Bashir’s reliance on ethnic militias traces back, in part, to 1983, when the Sudan People’s Liberation Movement/Army—led by John Garang—launched its war against Khartoum, calling for a decentralized, secular state. The rebellion underscored Khartoum’s vulnerability in the peripheries and the need to establish new regional security arrangements. Following the overthrow of President Jafaar Nimeri in 1985, Khartoum reached an agreement with Libyan leader Muammar Qaddafi, allowing Libya to maintain bases in Darfur for its war with Chad in exchange for weapons (Flint and De Waal, 2008). The flux of Chadian Arabs into Darfur sparked tensions with the Fur communities, and in the decade that followed, competition over land and resources became increasingly racialized between Arab and non-Arab groups. These dynamics laid the foundations for Khartoum’s later strategy of governing through ethnic militias and deepening social divisions on which control depended.

Escalating violence triggered a rebellion among non-Arab communities, with the Sudan Liberation Movement/Army (SLM/A) and Justice and Equality Movement (JEM). To suppress the rebellion, Khartoum supplied funding and weapons to Arab militia leaders, including Musa Hilal Abdallah and Juma Dagalo, Hemeti’s uncle.

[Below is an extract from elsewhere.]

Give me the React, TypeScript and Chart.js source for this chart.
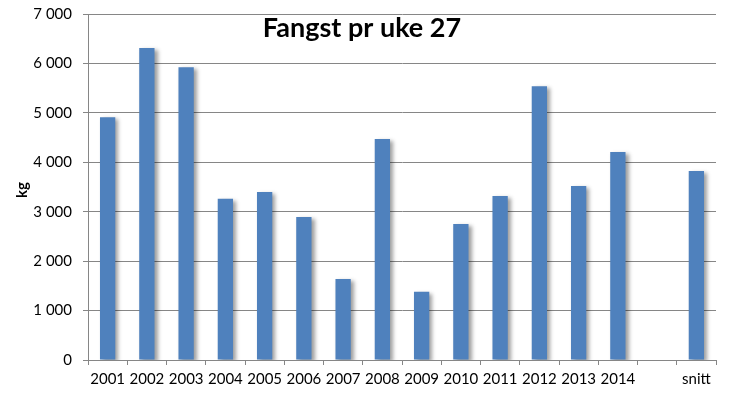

These militias—often nomadic Arabs from the Sudan–Chad borderlands—came to be known as the janjawid, responsible for mass atrocities against the region’s non-Arab populations (HRW, 2024).

Divisions within rebel groups emerged quickly, splitting the SLM/A. The SLA-Abdul Wahid al Nur (SLA-AW) was composed largely of Fur fighters, while the SLA-Minni Minawi (SLA-MM) drew from the Zaghawa. Khartoum’s preferential arming of the janjawid also led to inter-Arab fighting (Flint, 2010), highlighting that outsourcing security can lead to fragmenting rival factions beyond the state sponsor’s control.

As commander of the Border Guards militia, Hemeti started recruiting largely from the Rizeigat tribe in 2013. Over the next two years, RSF, together with SAF and other militias, significantly weakened the capacity of JEM, SLA-AW, and SLA-MM in Darfur. As RSF consolidated control of Darfur, Hemeti expanded his own economic empire.

Darfur is part of a larger economic and cultural region that includes southern Libya, eastern Chad, and northern Central African Republic (CAR)—areas beyond the reach of state militaries. In these peripheral areas, there is very little manufacturing, and most economic activity exists outside the formal sector. Value is extracted via acquisition (Lombard, 2020) or through taxation of people, commerce, cattle, and raw resources. This region has a long tradition of smuggling, shaped by shifting norms of what is considered licit or illicit at any given time.

When RSF and SAF offensives pushed rebel factions from much of Darfur, groups including SLA-AW and SLA-MM turned to the Libyan civil war for new sources of revenue. This marked a shift from local rebellion to participation in a regional war economy.